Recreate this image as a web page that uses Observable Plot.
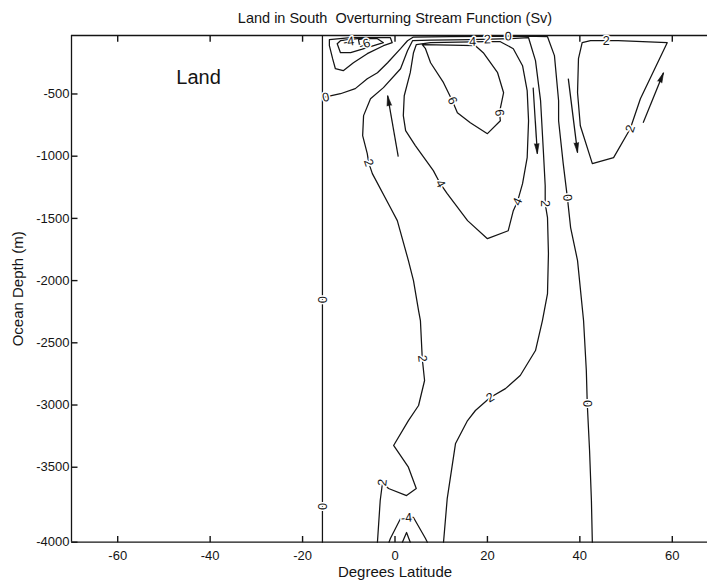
<!DOCTYPE html>
<html>
<head>
<meta charset="utf-8">
<script src="https://cdn.jsdelivr.net/npm/d3@7"></script>
<script src="https://cdn.jsdelivr.net/npm/@observablehq/plot@0.6"></script>
<style>
  html, body { margin: 0; padding: 0; background: #fff; overflow: hidden; }
  #chart svg { display: block; }
</style>
</head>
<body>
<div id="chart"></div>
<script>
// Axis ticks
const latTicks = [-60, -40, -20, 0, 20, 40, 60];
const depthTicks = [-4000, -3500, -3000, -2500, -2000, -1500, -1000, -500];

// Contours of the overturning stream function, [latitude, depth (m)]
const landEdgeZero = [[-15.7, -30], [-15.7, -4000]];

const zeroLine = [
  [-15.7, -530], [-11.8, -498], [-8.6, -457], [-6.0, -377], [-3.8, -329], [-1.6, -249],
  [1.2, -136], [2.7, -72], [3.9, -44], [12, -40], [20, -38], [28, -36], [33.0, -40],
  [34.5, -192], [35.4, -554], [35.4, -715], [36.4, -1060], [37.3, -1333], [38.0, -1574],
  [39.5, -1839], [40.8, -2321], [41.4, -2723], [41.6, -2988], [42.1, -3365], [42.5, -3722],
  [42.7, -4000]
];

const twoLine = [
  [-3.8, -4000], [-3.2, -3722], [-2.7, -3602], [-1.4, -3642], [2.5, -3689], [4.6, -3642],
  [2.9, -3500], [-0.3, -3325], [2.9, -3125], [5.1, -3004], [6.4, -2803], [5.9, -2627],
  [5.5, -2321], [5.1, -2241], [4.0, -2000], [2.9, -1839], [0.5, -1518], [-1.0, -1413],
  [-4.9, -1140], [-5.7, -1052], [-6.0, -980], [-7.0, -835], [-6.8, -674], [-5.3, -538],
  [-2.5, -449], [1.2, -297], [2.7, -152], [3.8, -72], [7.7, -68], [16.3, -64], [25, -56],
  [28.9, -48], [30.4, -232], [31.5, -554], [32.1, -956], [32.5, -1237], [32.5, -1381],
  [33.0, -1494], [33.2, -1783], [33.0, -2104], [31.9, -2321], [30.4, -2562], [27.1, -2763],
  [23.9, -2868], [20.6, -2940], [17.4, -3044], [15.7, -3125], [13.1, -3309], [11.3, -3709],
  [10.5, -4000]
];

const fourLoop = [
  [4.6, -104], [4.0, -168], [3.3, -329], [2.0, -514], [1.8, -674], [2.3, -795], [4.4, -915],
  [8.3, -1116], [9.8, -1221], [11.3, -1301], [15.7, -1518], [20.0, -1663], [24.5, -1599],
  [25.6, -1438], [26.5, -1365], [27.6, -1221], [28.6, -1012], [28.9, -715], [28.6, -473],
  [27.6, -273], [25.6, -136], [22.8, -80], [19.6, -80], [7.7, -88], [4.6, -104]
];

const sixLoop = [
  [5.9, -104], [6.6, -136], [7.7, -249], [10.5, -409], [12.4, -554], [13.5, -650],
  [16.3, -731], [20.0, -819], [22.8, -715], [22.6, -650], [23.5, -490], [22.2, -329],
  [19.1, -168], [17.4, -112], [12, -108], [5.9, -104]
];

// Negative cell next to the land wall
const westCellOuter = [
  [-14.2, -64], [-9.6, -48], [-1.0, -48], [-0.6, -88], [-2.5, -112], [-6.0, -176],
  [-9.0, -249], [-11.2, -313], [-12.9, -297], [-13.5, -216], [-14.2, -112], [-14.2, -64]
];
const westCellInner = [
  [-12.5, -96], [-11.8, -72], [-8.1, -56], [-3.8, -56], [-2.5, -88], [-6.0, -128],
  [-9.6, -168], [-11.8, -168], [-12.5, -96]
];
const westCellCore = [
  [-7.9, -64], [-6.8, -56], [-5.7, -64], [-5.5, -96], [-6.6, -112], [-7.7, -104], [-7.9, -64]
];

// Cell poleward of 40N
const eastCell = [
  [40.5, -88], [42.3, -72], [45.7, -72], [48.3, -72], [58.9, -88], [53.1, -538],
  [50.9, -779], [47.3, -1012], [42.7, -1060], [40.1, -755], [39.5, -490], [39.7, -216],
  [40.5, -88]
];

// Deep cell at the equator
const bottomOuter = [[-1.3, -4000], [-1.0, -3975], [1.2, -3842], [4.0, -3835], [6.6, -3975], [7.0, -4000]];
const bottomInner = [[1.6, -4000], [2.5, -3935], [3.3, -4000]];

const contourSets = {
  landEdgeZero, zeroLine, twoLine, fourLoop, sixLoop,
  westCellOuter, westCellInner, westCellCore, eastCell, bottomOuter, bottomInner
};

// Contour labels: [text, contour, latitude, depth]
const contourLabels = [
  ["0", "landEdgeZero", -15.7, -2153],
  ["0", "landEdgeZero", -15.7, -3762],
  ["0", "zeroLine", -15.0, -528],
  ["0", "zeroLine", 37.3, -1333],
  ["0", "zeroLine", 41.6, -2988],
  ["0", "zeroLine", 24.5, -38],
  ["2", "twoLine", -5.7, -1052],
  ["2", "twoLine", 5.9, -2627],
  ["2", "twoLine", -2.7, -3602],
  ["2", "twoLine", 32.5, -1381],
  ["2", "twoLine", 20.6, -2940],
  ["2", "twoLine", 20.0, -62],
  ["4", "fourLoop", 9.8, -1221],
  ["4", "fourLoop", 26.5, -1365],
  ["4", "fourLoop", 16.8, -80],
  ["6", "sixLoop", 12.4, -554],
  ["6", "sixLoop", 22.6, -650],
  ["-4", "westCellInner", -10.0, -80],
  ["-6", "westCellCore", -6.6, -100],
  ["2", "eastCell", 45.7, -72],
  ["2", "eastCell", 50.9, -779],
  ["-4", "bottomOuter", 2.5, -3838]
];

// Flow arrows: [lat from, depth from, lat to, depth to]
const flowArrows = [
  [0.7, -1004, -1.6, -514],
  [29.9, -449, 30.8, -980],
  [37.5, -377, 39.5, -972],
  [53.7, -731, 58.1, -329]
];

const landNote = [{ lat: -42.5, depth: -369, text: "Land" }];

// ---- layout ----
const W = 707, H = 580;
const X_DOMAIN = [-70, 70], X_RANGE = [71, 718];
const DEPTH_TOP = -30, DEPTH_BOTTOM = -4000, LAT_WEST = -70;
// The deepest 500 m of the vertical axis are drawn stretched (1.205x)
const stretch = d => (d < -3500 ? -3500 + (d + 3500) * 1.2052 : d);
const Y_DOMAIN = [stretch(DEPTH_BOTTOM), DEPTH_TOP];
const MARGIN_LEFT = 71, MARGIN_TOP = 35, MARGIN_BOTTOM = H - 541.7;
// inward tick length, in axis units (about 6 px)
const TICK_DEPTH = 50, TICK_LAT = 1.3;
const ink = "#141414";
const FONT = "'Liberation Sans', Arial, Helvetica, sans-serif";
const fmt = d => String(d);

// Same mapping as the plot's scales, for text and arrowhead orientation
const xs = d3.scaleLinear(X_DOMAIN, X_RANGE);
const yLin = d3.scaleLinear(Y_DOMAIN, [H - MARGIN_BOTTOM, MARGIN_TOP]);
const ys = d => yLin(stretch(d));

function alongAngle(pts, lat, depth) {
  const px = xs(lat), py = ys(depth);
  let best = Infinity, ang = 0;
  for (let i = 1; i < pts.length; i++) {
    const ax = xs(pts[i - 1][0]), ay = ys(pts[i - 1][1]);
    const bx = xs(pts[i][0]), by = ys(pts[i][1]);
    const dx = bx - ax, dy = by - ay, L2 = dx * dx + dy * dy || 1;
    const t = Math.max(0, Math.min(1, ((px - ax) * dx + (py - ay) * dy) / L2));
    const d = Math.hypot(ax + t * dx - px, ay + t * dy - py);
    if (d < best) { best = d; ang = Math.atan2(dy, dx) * 180 / Math.PI; }
  }
  if (ang > 90) ang -= 180;
  if (ang <= -90) ang += 180;
  return ang;
}

const contourRows = Object.entries(contourSets).flatMap(([id, pts]) =>
  pts.map(([lat, depth]) => ({ id, lat, depth })));

const labelRows = contourLabels.map(([text, id, lat, depth]) => ({
  text, lat, depth, angle: alongAngle(contourSets[id], lat, depth)
}));

const arrowRows = flowArrows.map(([x1, y1, x2, y2]) => {
  const dx = xs(x2) - xs(x1), dy = ys(y2) - ys(y1);
  return { x1, y1, x2, y2, angle: Math.atan2(dx, -dy) * 180 / Math.PI };
});

// Inward tick marks along the bottom, top and left edges of the box
const tickRows = [
  ...latTicks.map(t => ({ x1: t, x2: t, y1: DEPTH_BOTTOM, y2: DEPTH_BOTTOM + TICK_DEPTH * 0.83 })),
  ...latTicks.map(t => ({ x1: t, x2: t, y1: DEPTH_TOP, y2: DEPTH_TOP - TICK_DEPTH })),
  ...depthTicks.map(t => ({ x1: LAT_WEST, x2: LAT_WEST + TICK_LAT, y1: t, y2: t }))
];

const chart = Plot.plot({
  width: W,
  height: H,
  marginLeft: MARGIN_LEFT,
  marginRight: 0,
  marginTop: MARGIN_TOP,
  marginBottom: MARGIN_BOTTOM,
  style: { fontFamily: FONT, fontSize: "12.5px", background: "#fff", color: ink, overflow: "hidden" },
  x: { domain: X_DOMAIN, range: X_RANGE, axis: null },
  y: { domain: Y_DOMAIN, transform: stretch, axis: null },
  marks: [
    // tick labels
    Plot.axisX(latTicks, { anchor: "bottom", tickSize: 0, tickPadding: 9, tickFormat: fmt, label: null, fill: ink, fontSize: 13 }),
    Plot.axisY(depthTicks, { anchor: "left", tickSize: 0, tickPadding: 2, tickFormat: fmt, label: null, fill: ink, fontSize: 13 }),
    // inward tick marks
    Plot.link(tickRows, { x1: "x1", y1: "y1", x2: "x2", y2: "y2", stroke: ink, strokeWidth: 1.4 }),
    // box
    Plot.ruleY([DEPTH_TOP], { stroke: ink, strokeWidth: 1.3 }),
    Plot.ruleY([DEPTH_BOTTOM], { stroke: ink, strokeWidth: 1.3 }),
    Plot.ruleX([LAT_WEST], { stroke: ink, strokeWidth: 1.3 }),
    // contours, flow arrows, labels
    Plot.line(contourRows, { x: "lat", y: "depth", z: "id", stroke: ink, strokeWidth: 1.25, strokeLinejoin: "round" }),
    Plot.link(arrowRows, { x1: "x1", y1: "y1", x2: "x2", y2: "y2", stroke: ink, strokeWidth: 1.25 }),
    Plot.vector(arrowRows, { x: "x2", y: "y2", rotate: "angle", length: 10, r: 2.3, shape: "spike", anchor: "end", fill: ink, stroke: ink, strokeWidth: 0.6 }),
    Plot.text(labelRows, {
      x: "lat", y: "depth", text: "text", rotate: "angle",
      fontSize: 12.5, fill: ink, stroke: "white", strokeWidth: 3, textAnchor: "middle", lineAnchor: "middle"
    }),
    Plot.text(landNote, { x: "lat", y: "depth", text: "text", fontSize: 20, fill: ink, textAnchor: "middle", lineAnchor: "middle" }),
    Plot.text(["Land in South\u00a0 Overturning Stream Function (Sv)"], {
      x: [0], frameAnchor: "top", dy: -17, fontSize: 14.5, fill: ink, textAnchor: "middle", lineAnchor: "middle"
    }),
    Plot.text(["Degrees Latitude"], {
      x: [0], frameAnchor: "bottom", dy: 30, fontSize: 15, fill: ink, textAnchor: "middle", lineAnchor: "middle"
    }),
    Plot.text(["Ocean Depth (m)"], {
      frameAnchor: "left", dx: -53, rotate: -90, fontSize: 15, fill: ink, textAnchor: "middle", lineAnchor: "middle"
    })
  ]
});

document.getElementById("chart").appendChild(chart);
</script>
</body>
</html>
- - -
- _YOUR INSTRUCTIONS_
Write out again exactly the lines from the start of the data above through the line containing "-1500, -1000, -500];", inclusive, excluding any pictures.

- _THE OUTPUT_
Recreate this image as a web page that uses Observable Plot.
<!DOCTYPE html>
<html>
<head>
<meta charset="utf-8">
<script src="https://cdn.jsdelivr.net/npm/d3@7"></script>
<script src="https://cdn.jsdelivr.net/npm/@observablehq/plot@0.6"></script>
<style>
  html, body { margin: 0; padding: 0; background: #fff; overflow: hidden; }
  #chart svg { display: block; }
</style>
</head>
<body>
<div id="chart"></div>
<script>
// Axis ticks
const latTicks = [-60, -40, -20, 0, 20, 40, 60];
const depthTicks = [-4000, -3500, -3000, -2500, -2000, -1500, -1000, -500];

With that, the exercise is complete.